Copper prices rose after Federal Reserve Chairman Jerome Powell hinted at another US interest rate cut this month, while traders at the industry's largest annual conference saw a potential $12,000 per ton price.

The metal gained 1.1%, buoyed by Powell's remarks, which boosted investor appetite for commodities after days of sharp volatility amid escalating geopolitical tensions. The Fed chairman emphasized that the economic outlook has not changed since September, when the bank predicted two additional interest rate cuts this year.

Copper touches record prices

Copper prices have been benefiting for months from loose monetary policy, which is boosting demand prospects, and from major mine disruptions around the world that have reduced supplies. These outages highlight the growing challenges mining companies face in meeting growing global demand.
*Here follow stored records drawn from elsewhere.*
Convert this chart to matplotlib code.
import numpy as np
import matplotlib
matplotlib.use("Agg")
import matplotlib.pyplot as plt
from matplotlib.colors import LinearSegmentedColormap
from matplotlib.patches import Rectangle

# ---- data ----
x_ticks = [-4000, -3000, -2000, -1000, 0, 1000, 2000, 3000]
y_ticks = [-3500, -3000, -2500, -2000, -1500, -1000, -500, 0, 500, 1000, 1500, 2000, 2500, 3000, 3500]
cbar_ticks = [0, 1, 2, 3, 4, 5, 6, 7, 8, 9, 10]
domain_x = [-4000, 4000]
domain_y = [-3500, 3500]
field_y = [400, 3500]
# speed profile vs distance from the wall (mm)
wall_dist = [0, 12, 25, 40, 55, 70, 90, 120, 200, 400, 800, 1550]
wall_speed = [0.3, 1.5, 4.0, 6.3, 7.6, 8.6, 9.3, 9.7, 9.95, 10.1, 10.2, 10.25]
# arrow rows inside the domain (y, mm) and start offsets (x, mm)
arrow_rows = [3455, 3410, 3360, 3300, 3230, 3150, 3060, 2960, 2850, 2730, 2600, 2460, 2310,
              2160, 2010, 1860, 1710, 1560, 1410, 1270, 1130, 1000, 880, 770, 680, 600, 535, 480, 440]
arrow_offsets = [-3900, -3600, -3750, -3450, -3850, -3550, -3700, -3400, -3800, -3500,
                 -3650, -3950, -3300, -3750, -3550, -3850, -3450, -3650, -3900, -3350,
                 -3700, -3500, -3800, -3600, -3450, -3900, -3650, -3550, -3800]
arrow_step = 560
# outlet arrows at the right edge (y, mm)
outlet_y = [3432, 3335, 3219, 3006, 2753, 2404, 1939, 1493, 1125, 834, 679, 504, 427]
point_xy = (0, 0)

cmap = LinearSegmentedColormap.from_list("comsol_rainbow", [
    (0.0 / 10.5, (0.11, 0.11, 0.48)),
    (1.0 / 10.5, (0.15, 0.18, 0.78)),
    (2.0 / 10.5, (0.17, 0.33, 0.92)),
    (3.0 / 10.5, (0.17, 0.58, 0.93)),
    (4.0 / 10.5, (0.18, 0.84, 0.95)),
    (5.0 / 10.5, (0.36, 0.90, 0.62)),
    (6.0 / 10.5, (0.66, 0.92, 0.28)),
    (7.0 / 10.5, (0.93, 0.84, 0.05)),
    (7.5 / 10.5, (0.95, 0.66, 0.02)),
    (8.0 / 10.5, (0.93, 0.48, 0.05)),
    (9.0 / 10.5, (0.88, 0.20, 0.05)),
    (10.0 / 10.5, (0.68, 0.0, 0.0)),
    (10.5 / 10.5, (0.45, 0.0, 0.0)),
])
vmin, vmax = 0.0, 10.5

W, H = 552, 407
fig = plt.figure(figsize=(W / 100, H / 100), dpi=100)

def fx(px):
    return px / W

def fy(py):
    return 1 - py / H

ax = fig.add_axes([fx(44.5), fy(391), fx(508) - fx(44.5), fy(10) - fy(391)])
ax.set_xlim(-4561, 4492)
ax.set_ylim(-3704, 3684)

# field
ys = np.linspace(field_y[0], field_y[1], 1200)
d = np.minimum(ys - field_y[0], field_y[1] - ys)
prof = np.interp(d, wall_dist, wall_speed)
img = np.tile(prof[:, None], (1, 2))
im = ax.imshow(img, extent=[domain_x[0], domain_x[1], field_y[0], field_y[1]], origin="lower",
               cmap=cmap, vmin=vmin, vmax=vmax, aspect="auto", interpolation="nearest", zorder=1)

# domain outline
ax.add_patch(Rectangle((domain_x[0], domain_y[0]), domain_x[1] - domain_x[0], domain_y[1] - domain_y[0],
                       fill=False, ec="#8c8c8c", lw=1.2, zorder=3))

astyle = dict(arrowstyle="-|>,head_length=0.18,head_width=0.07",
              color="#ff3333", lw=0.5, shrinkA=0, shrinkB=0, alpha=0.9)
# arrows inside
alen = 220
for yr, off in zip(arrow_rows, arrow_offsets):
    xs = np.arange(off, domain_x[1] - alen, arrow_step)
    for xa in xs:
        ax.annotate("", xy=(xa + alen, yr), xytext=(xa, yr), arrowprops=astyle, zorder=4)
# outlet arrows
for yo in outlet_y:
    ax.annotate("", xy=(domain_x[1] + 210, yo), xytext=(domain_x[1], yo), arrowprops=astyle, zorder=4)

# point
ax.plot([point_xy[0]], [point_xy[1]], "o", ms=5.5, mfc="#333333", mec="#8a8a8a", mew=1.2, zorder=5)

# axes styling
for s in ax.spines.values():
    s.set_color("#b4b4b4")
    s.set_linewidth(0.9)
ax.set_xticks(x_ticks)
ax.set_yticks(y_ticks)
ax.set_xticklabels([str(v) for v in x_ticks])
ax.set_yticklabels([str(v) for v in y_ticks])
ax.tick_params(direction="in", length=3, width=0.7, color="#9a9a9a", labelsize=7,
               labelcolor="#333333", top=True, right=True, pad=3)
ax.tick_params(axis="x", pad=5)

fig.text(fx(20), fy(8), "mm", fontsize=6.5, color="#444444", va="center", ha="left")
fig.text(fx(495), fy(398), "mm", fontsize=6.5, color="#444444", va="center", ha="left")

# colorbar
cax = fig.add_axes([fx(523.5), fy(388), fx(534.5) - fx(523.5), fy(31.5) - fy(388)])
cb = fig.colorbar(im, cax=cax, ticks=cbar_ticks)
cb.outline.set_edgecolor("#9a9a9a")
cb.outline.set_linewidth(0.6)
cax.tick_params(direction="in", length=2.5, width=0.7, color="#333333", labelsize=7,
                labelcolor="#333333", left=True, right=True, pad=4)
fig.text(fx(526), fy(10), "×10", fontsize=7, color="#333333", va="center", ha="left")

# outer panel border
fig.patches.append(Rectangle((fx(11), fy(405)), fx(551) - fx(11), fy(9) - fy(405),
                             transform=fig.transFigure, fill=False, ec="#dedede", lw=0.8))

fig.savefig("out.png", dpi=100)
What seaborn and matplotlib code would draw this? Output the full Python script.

Last week, copper jumped to its highest levels since May 2024.

Kenny Ives, head of trading at Chinese mining giant CMOC Group, expects copper to end the year at $11,000 or even $12,000 per ton, he said at a Bloomberg event during London Metal Exchange Week.

At the same event, Nick Snowdon, head of metals research at Mercuria Energy Group, said that reaching these price levels is easily possible given the severe supply disruptions and investor funds flowing into commodities, particularly metals.
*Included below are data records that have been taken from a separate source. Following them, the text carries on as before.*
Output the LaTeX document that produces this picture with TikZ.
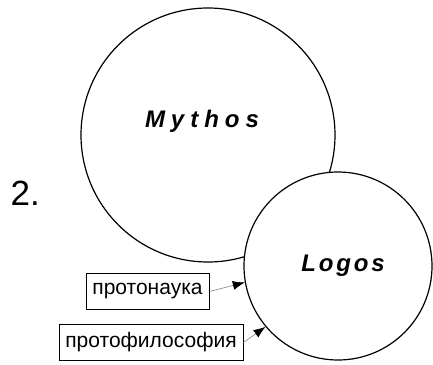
\documentclass[tikz,border=0pt]{standalone}
\usepackage{fontspec}
\setmainfont{Liberation Sans}
\usetikzlibrary{arrows.meta}
\newcommand{\lsp}{\kern0.25em}
\newcommand{\lspl}{\kern0.12em}
\begin{document}
\begin{tikzpicture}[x=1pt, y=-1pt, line width=1.2pt,
  ring/.style={draw, circle, fill=white, inner sep=0pt},
  title/.style={font=\fontsize{24}{28}\selectfont\bfseries\itshape, anchor=base, inner sep=0pt},
  labelbox/.style={draw, line width=0.9pt, font=\fontsize{21}{25}\selectfont, minimum height=36pt, inner xsep=3pt},
  feed/.style={draw=gray, line width=0.6pt, -{Latex[length=12pt,width=9pt,color=black]}}]
\useasboundingbox (0,0) rectangle (433,364);
\node[ring, minimum size=254pt] (mythos) at (208,135) {};
\node[ring, minimum size=188pt] (logos) at (338,266) {};
\node[title] (mythosname) at (202,127) {M\lsp y\lsp t\lsp h\lsp o\lsp s};
\node[title] (logosname) at (343,271) {L\lspl o\lspl g\lspl o\lspl s};
\node[font=\fontsize{35}{40}\selectfont, anchor=base west, inner sep=0pt] (num) at (10,205) {2.};
\node[labelbox, minimum width=123pt] (science) at (147.5,291.5) {протонаука};
\node[labelbox, minimum width=184pt] (philosophy) at (151,342.5) {протофилософия};
\draw[feed] (science.east) -- (logos.190);
\draw[feed] (philosophy.east) -- (logos.220);
\end{tikzpicture}
\end{document}
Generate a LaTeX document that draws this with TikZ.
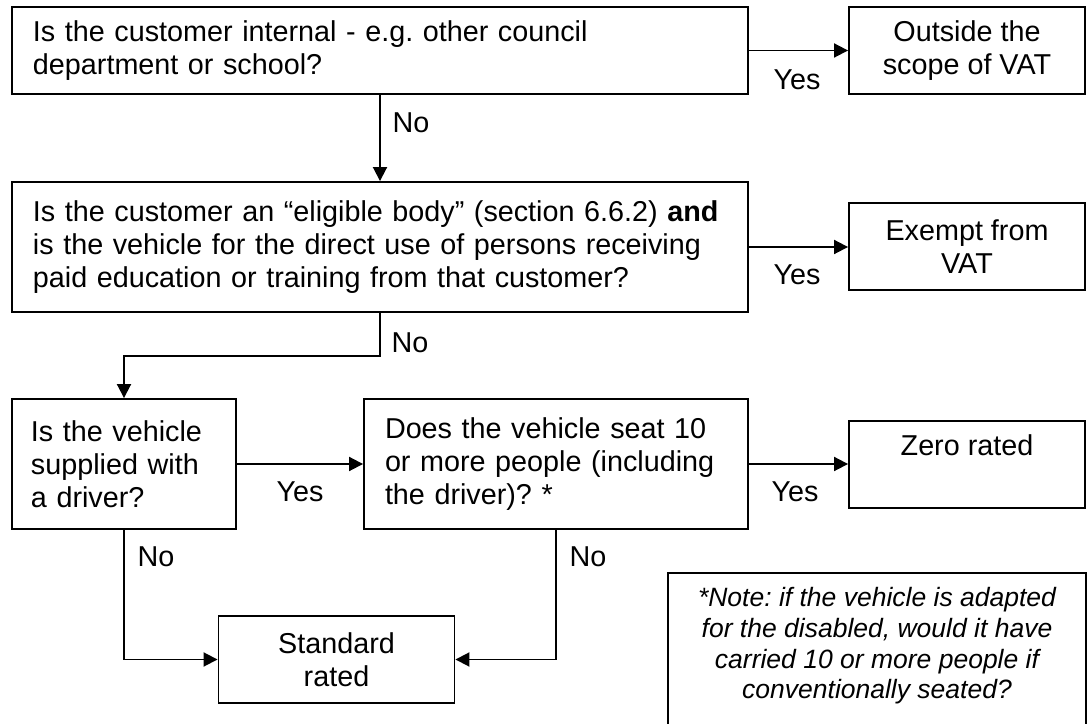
\documentclass[tikz,border=0pt]{standalone}
\usepackage{fontspec}
\setmainfont{Liberation Sans}
\usetikzlibrary{arrows.meta}

\begin{document}
\frenchspacing
\begin{tikzpicture}[x=0.4pt,y=-0.4pt,line width=0.75pt,
	font=\fontsize{11.5pt}{13.2pt}\selectfont,
	qbox/.style={draw,inner xsep=8.4pt,inner ysep=0pt,align=left},
	abox/.style={draw,minimum width=94.4pt,minimum height=35pt,inner sep=0pt,align=center},
	arr/.style={-{Triangle[length=5.6pt,width=5.6pt]}},
	lbl/.style={inner sep=0pt}]
\useasboundingbox (0,0) rectangle (1087,724);

% questions
\node[qbox, text width=277.6pt, minimum height=34.8pt] (q1) at (380,50.5)
	{Is the customer internal - e.g. other council\\department or school?};
\node[qbox, text width=277.6pt, minimum height=52pt] (q2) at (380,247)
	{Is the customer an \textquotedblleft eligible body\textquotedblright{} (section 6.6.2) \textbf{and}\\is the vehicle for the direct use of persons receiving\\paid education or training from that customer?};
\node[qbox, inner xsep=7.6pt, text width=74.4pt, minimum height=52pt] (q3) at (124,464)
	{Is the vehicle\\supplied with\\a driver?};
\node[qbox, text width=136.8pt, minimum height=52pt] (q4) at (556,464)
	{Does the vehicle seat 10\\or more people (including\\the driver)? *};

% answers
\node[abox, minimum height=34.8pt] (out) at (967,50.5) {Outside the\\scope of VAT};
\node[abox] (exempt) at (967,246.5) {Exempt from\\VAT};
\node[abox] (zero) at (967,464.5) {Zero rated\\[-1.6pt]\strut};
\node[abox] (std) at (336.5,659.5) {Standard\\rated};

% note
\draw (668,573) rectangle (1086,740);
\node[lbl, align=center, font=\fontsize{10.6pt}{12.3pt}\selectfont\itshape] (note) at (877,646)
	{*Note: if the vehicle is adapted\\for the disabled, would it have\\carried 10 or more people if\\conventionally seated?};

% connectors
\draw[arr] (q1) -- (out);
\draw[arr] (q1.south) -- (q2.north);
\draw[arr] (q2.east) -- (q2.east -| exempt.west);
\draw[arr] (q2.south) -- ++(0,43) -| (q3.north);
\draw[arr] (q3) -- (q4);
\draw[arr] (q4.east) -- (q4.east -| zero.west);
\draw[arr] (q3.south) |- (std.west);
\draw[arr] (q4.south) |- (std.east);

% labels
\node[lbl] (yes1) at (797,80) {Yes};
\node[lbl] (yes2) at (797,275) {Yes};
\node[lbl] (yes3) at (300,492) {Yes};
\node[lbl] (yes4) at (795,492) {Yes};
\node[lbl] (no1) at (411,123) {No};
\node[lbl] (no2) at (410,343) {No};
\node[lbl] (no3) at (156,557) {No};
\node[lbl] (no4) at (588,557) {No};
\end{tikzpicture}
\end{document}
This will put copper on track for a new record price, having reached a record high of $11,104.50 per ton on the London Metal Exchange in May 2024. The metal had risen 1% on Wednesday to $10,687 per ton by 2:01 p.m. Shanghai time.
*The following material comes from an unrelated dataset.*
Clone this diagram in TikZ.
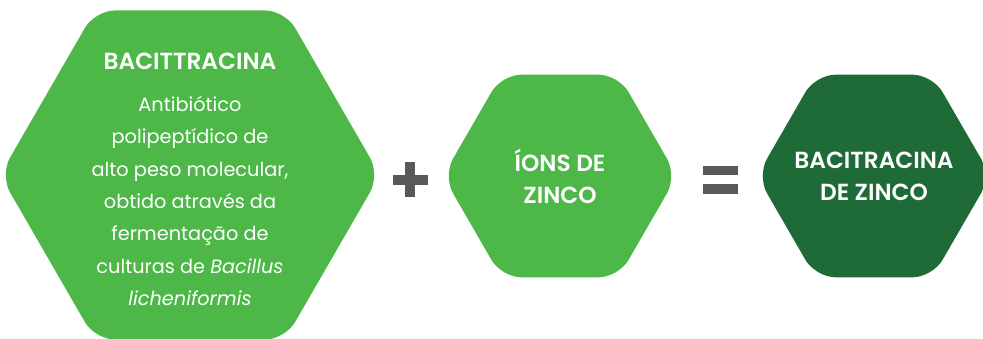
\documentclass[tikz,border=0pt]{standalone}
\usepackage{fontspec}
\setmainfont{Poppins}
\newfontfamily\headfont{Poppins SemiBold}
\usetikzlibrary{shapes.geometric}

\definecolor{lightgreen}{HTML}{4DB848}
\definecolor{darkgreen}{HTML}{1E6B38}
\definecolor{opgray}{HTML}{58595B}

\tikzset{
  hexagon/.style={regular polygon, regular polygon sides=6, inner sep=0pt, rounded corners=20pt},
  bar/.style={fill=opgray, inner sep=0pt},
  title/.style={text=white, font=\headfont\fontsize{23.3}{32}\selectfont, align=center},
  body/.style={text=white, font=\fontsize{19.3}{32.3}\selectfont, align=center},
}

\begin{document}
\begin{tikzpicture}[x=1pt,y=1pt]
  \useasboundingbox (0,0) rectangle (983,339);

  \node[hexagon, fill=lightgreen, minimum size=380pt] (hex-bac)    at (190,164) {};
  \node[hexagon, fill=lightgreen, minimum size=234pt] (hex-zinc)   at (560,163) {};
  \node[hexagon, fill=darkgreen,  minimum size=234pt] (hex-result) at (874,163) {};

  \node[title] (bac-title) at (190,278) {BACITTRACINA};
  \node[body]  (bac-text)  at (190,138) {Antibiótico\\ polipeptídico de\\ alto peso molecular,\\ obtido através da\\ fermentação de\\ culturas de \textit{Bacillus}\\ \textit{licheniformis}};
  \node[title] (zinc-text)   at (560,162.5) {ÍONS DE\\ ZINCO};
  \node[title] (result-text) at (874,163) {BACITRACINA\\ DE ZINCO};

  % operators
  \node[bar, minimum width=35pt, minimum height=10pt] (plus-h) at (410,159) {};
  \node[bar, minimum width=10pt, minimum height=35pt] (plus-v) at (plus-h) {};
  \node[bar, minimum width=35pt, minimum height=9pt]  (eq-top) at (720,168.5) {};
  \node[bar, minimum width=35pt, minimum height=10pt] (eq-bot) at (720,150) {};
\end{tikzpicture}
\end{document}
Industrial momentum in China declines

Metals markets have experienced sharp fluctuations in sentiment in recent days, due to the ongoing tensions between China and the United States ahead of the expiration of the current trade agreement next month. In his most recent remarks, US President Donald Trump threatened to halt vegetable oil trade with China in response to Beijing's decision to suspend purchases of American soybeans.

In contrast, other participants at the London seminar expressed more caution. Graeme Train, head of metals analysis at Trafigura Group, said China has likely reached the peak of its recent industrial cycle, with prices typically lagging behind by three to six months. Eoin Dinsmore, an analyst at Goldman Sachs, said the global market remains in surplus, but could reach balance next year.

Iron ore futures fell 0.7% on the Singapore Exchange to $104.40 per ton, while yuan-denominated contracts on the Dalian Commodity Exchange also declined.